The camera made combat really awkward. It was a weird hybrid of 3rd person action game and tactical-pause combat.
The open world needs to be planned a lot more carefully, or scrapped entirely. A smaller game, with fewer, better battles is better than a sprawling open world with endless trash-mobs.
The open world is absolute hell for player investment in questlines unless the devs plan things carefully. ME:A was even worse.
DA:I felt like walking round a shopping mall, ticking items off your shopping list while being constantly pestered by a child who wants you to buy all the trashy toys that you know they'll play with once and never mention again.
Or like watching a movie with a child who isn't interested and keeps interrupting to ask for things (can you tell I have kids?)
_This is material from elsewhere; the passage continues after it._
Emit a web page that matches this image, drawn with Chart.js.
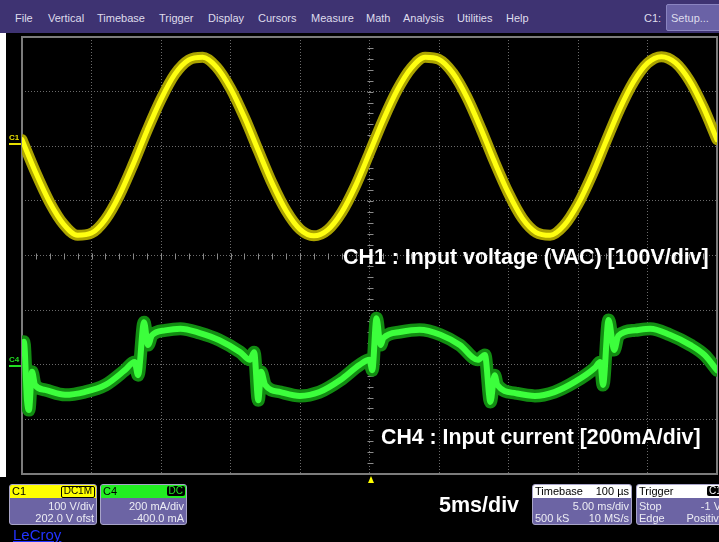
<!DOCTYPE html>
<html>
<head>
<meta charset="utf-8">
<script src="https://cdn.jsdelivr.net/npm/chart.js@4.4.1/dist/chart.umd.min.js"></script>
<style>
body { margin: 0; width: 719px; height: 542px; overflow: hidden; position: relative; background: #000; font-family: "Liberation Sans", Arial, sans-serif; }
#scope { position: absolute; left: 0; top: 0; }
.menu { position: absolute; left: 0; top: 0; width: 719px; height: 33px; background: #3e3372; }
.menu span { position: absolute; top: 12px; font-size: 11px; color: #dedcec; line-height: 13px; }
.setup { position: absolute; left: 666px; top: 4px; width: 56px; height: 27px; background: #6a62a6; border: 1px solid #8a84c0; border-radius: 2px; box-sizing: border-box; }
.setup span { left: 4px; top: 7px; }
.strip { position: absolute; left: 0; top: 33px; width: 6px; height: 444px; background: #fff; }
.note { position: absolute; color: #fff; font-weight: bold; white-space: nowrap; }
.mark { position: absolute; font-size: 8px; font-weight: bold; line-height: 8px; }
.markline { position: absolute; width: 12px; height: 2px; }
.trig { position: absolute; left: 368px; top: 476px; width: 0; height: 0; border-left: 3.5px solid transparent; border-right: 3.5px solid transparent; border-bottom: 7px solid #ffff00; }
.panel { position: absolute; top: 484px; height: 41px; border: 1px solid #a8a4c8; border-radius: 3px; background: #6c64a4; overflow: hidden; box-sizing: border-box; font-size: 11px; color: #ececf4; }
.panel .hd { height: 13px; position: relative; color: #000; line-height: 13px; }
.panel .row { position: relative; height: 12px; line-height: 12px; }
.l { position: absolute; left: 2px; }
.r { position: absolute; right: 2px; }
.badge { position: absolute; top: 1px; height: 10px; line-height: 10px; padding: 0 2px; border-radius: 2px; font-size: 10px; }
.lecroy { position: absolute; left: 13px; top: 526px; font-size: 15px; color: #2233ff; text-decoration: underline; }
</style>
</head>
<body>
<canvas id="scope" width="719" height="542"></canvas>

<div class="menu">
  <span style="left:15px">File</span>
  <span style="left:48px">Vertical</span>
  <span style="left:97px">Timebase</span>
  <span style="left:159px">Trigger</span>
  <span style="left:208px">Display</span>
  <span style="left:258px">Cursors</span>
  <span style="left:311px">Measure</span>
  <span style="left:366px">Math</span>
  <span style="left:403px">Analysis</span>
  <span style="left:457px">Utilities</span>
  <span style="left:506px">Help</span>
  <span style="left:644px">C1:</span>
  <div class="setup"><span>Setup...</span></div>
</div>
<div class="strip"></div>

<div class="mark" style="left:9px;top:134px;color:#e8e000">C1</div>
<div class="markline" style="left:9px;top:143px;background:#e8e000"></div>
<div class="mark" style="left:9px;top:356px;color:#22dd22">C4</div>
<div class="markline" style="left:9px;top:365px;background:#22dd22"></div>
<div class="trig"></div>

<div class="note" style="left:343px;top:245px;font-size:21.4px;line-height:24px">CH1 : Input voltage (VAC) [100V/div]</div>
<div class="note" style="left:381px;top:425px;font-size:21.3px;line-height:24px">CH4 : Input current [200mA/div]</div>
<div class="note" style="left:439px;top:492px;font-size:21.5px;line-height:26px">5ms/div</div>

<div class="panel" style="left:9px;width:88px">
  <div class="hd" style="background:#ffff00"><span class="l">C1</span><span class="badge" style="right:1px;border:1px solid #000;line-height:8px">DC1M</span></div>
  <div class="row" style="margin-top:2px"><span class="r">100 V/div</span></div>
  <div class="row"><span class="r">202.0 V ofst</span></div>
</div>
<div class="panel" style="left:100px;width:87px">
  <div class="hd" style="background:#22ee22"><span class="l">C4</span><span class="badge" style="right:1px;background:#000;color:#22ee22">DC</span></div>
  <div class="row" style="margin-top:2px"><span class="r">200 mA/div</span></div>
  <div class="row"><span class="r">-400.0 mA</span></div>
</div>
<div class="panel" style="left:532px;width:100px">
  <div class="hd" style="background:#fff"><span class="l">Timebase</span><span class="r">100 µs</span></div>
  <div class="row" style="margin-top:2px"><span class="r">5.00 ms/div</span></div>
  <div class="row"><span class="l">500 kS</span><span class="r">10 MS/s</span></div>
</div>
<div class="panel" style="left:636px;width:100px">
  <div class="hd" style="background:#fff"><span class="l">Trigger</span><span class="badge" style="left:70px;background:#000;color:#fff">C1</span></div>
  <div class="row" style="margin-top:2px"><span class="l">Stop</span><span class="r" style="right:14px">-1 V</span></div>
  <div class="row"><span class="l">Edge</span><span class="r" style="right:10px">Positive</span></div>
</div>
<div class="lecroy">LeCroy</div>

<script>
// time axis in ms (5 ms/div, 10 div), amplitude in divisions from screen centre
var timeCh1 = [0,1,2,3,4,5,6,7,8,9,10,11,12,13,14,15,16,17,18,19,20,21,22,23,24,25,
    26,27,28,29,30,31,32,33,34,35,36,37,38,39,40,41,42,43,44,45,46,47,48,49,50];
var ch1Div = [2.12,1.51,0.97,0.57,0.37,0.41,0.66,1.10,1.67,2.29,2.86,3.32,3.58,3.63,3.45,3.06,
    2.53,1.92,1.32,0.82,0.48,0.36,0.47,0.79,1.28,1.88,2.49,3.03,3.43,3.63,3.59,3.34,2.90,2.33,
    1.71,1.14,0.68,0.42,0.37,0.55,0.94,1.47,2.08,2.68,3.18,3.52,3.64,3.53,3.21,2.72,2.12];

var timeCh4 = [0,0.14,0.36,0.5,0.72,0.94,1.65,3.1,4.5,6.0,7.4,8.1,8.35,8.78,9.06,9.35,10.3,11.4,
    12.8,14.2,15.7,16.4,16.7,17.0,17.2,17.5,18.6,20.0,21.4,22.9,24.3,25.0,25.2,25.5,25.8,26.0,
    27.2,28.6,30.1,31.5,32.8,33.3,33.7,34.0,34.2,35.5,36.9,38.3,39.8,41.2,41.6,41.8,42.2,42.6,
    42.9,44.1,45.2,46.6,48.1,49.1,50.0];
var ch4Div = [-1.73,-1.58,-2.65,-2.83,-2.13,-2.37,-2.46,-2.55,-2.50,-2.37,-2.10,-1.95,-2.19,-1.22,
    -1.64,-1.46,-1.37,-1.34,-1.42,-1.55,-1.77,-1.91,-1.77,-2.65,-2.13,-2.37,-2.50,-2.57,-2.50,
    -2.28,-2.00,-1.91,-2.10,-1.15,-1.64,-1.51,-1.40,-1.36,-1.45,-1.64,-1.91,-1.82,-2.68,-2.19,
    -2.37,-2.52,-2.57,-2.50,-2.31,-2.06,-1.95,-2.37,-1.18,-1.73,-1.47,-1.37,-1.34,-1.45,-1.64,
    -1.82,-2.10];

function toPoints(xs, ys) {
    var pts = [];
    for (var i = 0; i < xs.length; i++) {
        pts.push({x: xs[i], y: ys[i]});
    }
    return pts;
}

// frame and centre cross with sub-division ticks
var scopeFrame = {
    id: 'scopeFrame',
    beforeDatasetsDraw: function(chart) {
        var ctx = chart.ctx;
        var x = chart.scales.x, y = chart.scales.y;
        var cx = Math.round(x.getPixelForValue(25)) + 0.5;
        var cy = Math.round(y.getPixelForValue(0)) + 0.5;
        ctx.save();
        ctx.strokeStyle = '#8a8a8a';
        ctx.lineWidth = 1;
        ctx.beginPath();
        for (var t = 0; t <= 50; t += 1) {
            var px = Math.round(x.getPixelForValue(t)) + 0.5;
            ctx.moveTo(px, cy - 3);
            ctx.lineTo(px, cy + 3);
        }
        for (var d = -4; d <= 4.001; d += 0.2) {
            var py = Math.round(y.getPixelForValue(d)) + 0.5;
            ctx.moveTo(cx - 3, py);
            ctx.lineTo(cx + 3, py);
        }
        ctx.stroke();
        var a = chart.chartArea;
        ctx.strokeStyle = '#7c7c7c';
        ctx.lineWidth = 2;
        ctx.strokeRect(a.left, a.top, a.right - a.left, a.bottom - a.top);
        ctx.restore();
    }
};

new Chart(document.getElementById('scope'), {
    type: 'line',
    data: {
        datasets: [
            { data: toPoints(timeCh1, ch1Div), borderColor: '#ffff10', borderWidth: 5, order: 0 },
            { data: toPoints(timeCh1, ch1Div), borderColor: '#aca400', borderWidth: 11, order: 1 },
            { data: toPoints(timeCh4, ch4Div), borderColor: '#3cff3c', borderWidth: 6, order: 0 },
            { data: toPoints(timeCh4, ch4Div), borderColor: '#128c12', borderWidth: 13, order: 1 }
        ]
    },
    options: {
        responsive: false,
        animation: false,
        layout: { padding: { left: 22, top: 37, right: 2, bottom: 68 } },
        elements: {
            point: { radius: 0 },
            line: { cubicInterpolationMode: 'monotone', borderCapStyle: 'round', borderJoinStyle: 'round' }
        },
        plugins: { legend: { display: false }, tooltip: { enabled: false } },
        scales: {
            x: {
                type: 'linear', min: 0, max: 50,
                ticks: { display: false, stepSize: 5 },
                grid: { color: '#6a6a6a', drawTicks: false },
                border: { display: false, dash: [1, 2] }
            },
            y: {
                type: 'linear', min: -4, max: 4,
                ticks: { display: false, stepSize: 1 },
                grid: { color: '#6a6a6a', drawTicks: false },
                border: { display: false, dash: [1, 2] }
            }
        }
    },
    plugins: [scopeFrame]
});
</script>
</body>
</html>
The strength of earlier Bioware games was that you'd have a focused quest that you cared about, while sidequests could be solved along the way. Most importantly, the other "main" quests were put out of mind until you'd solved your current quest.
With DA:I and especially ME:A, you'll have a dozen main quests active simultaneously and all at various stages of completion. You'll constantly come back to a quest, spend 10 minutes reading dialogue and trying to remember what the hell it was about, progress the quest for maybe 15 minutes, then be told to return to your base to continue the next step. So instead you switch to a different nearby quest because you don't want 10 minutes of loadscreens and traversal just to get the instructions for the next step.
ME2 was excellent due to it's mission structure, which meant that for the next hour you'd be completely focused on a single story (with a few optional side-stories involved).
I'd also like to see better dialogue. The dialogue wheels don't work when you just get lots of ways to say the same thing, with maybe a clear binary choice at the end. The dialogue feels really unnatural and 'gamey'. It doesn't make me feel invested in the character just because I choose the tone of the conversation:
Yes sir!(professional), Sure whatever (casual), We'll do it together (empathy), Just don't get in my way (renegade), Can we bang afterwards? (romance)
In contrast, the indie RPGs (Tyranny springs to mind) have done really well in making good dialogue with good choices.
So: Better combat/control system, focused quests, more interesting dialogue.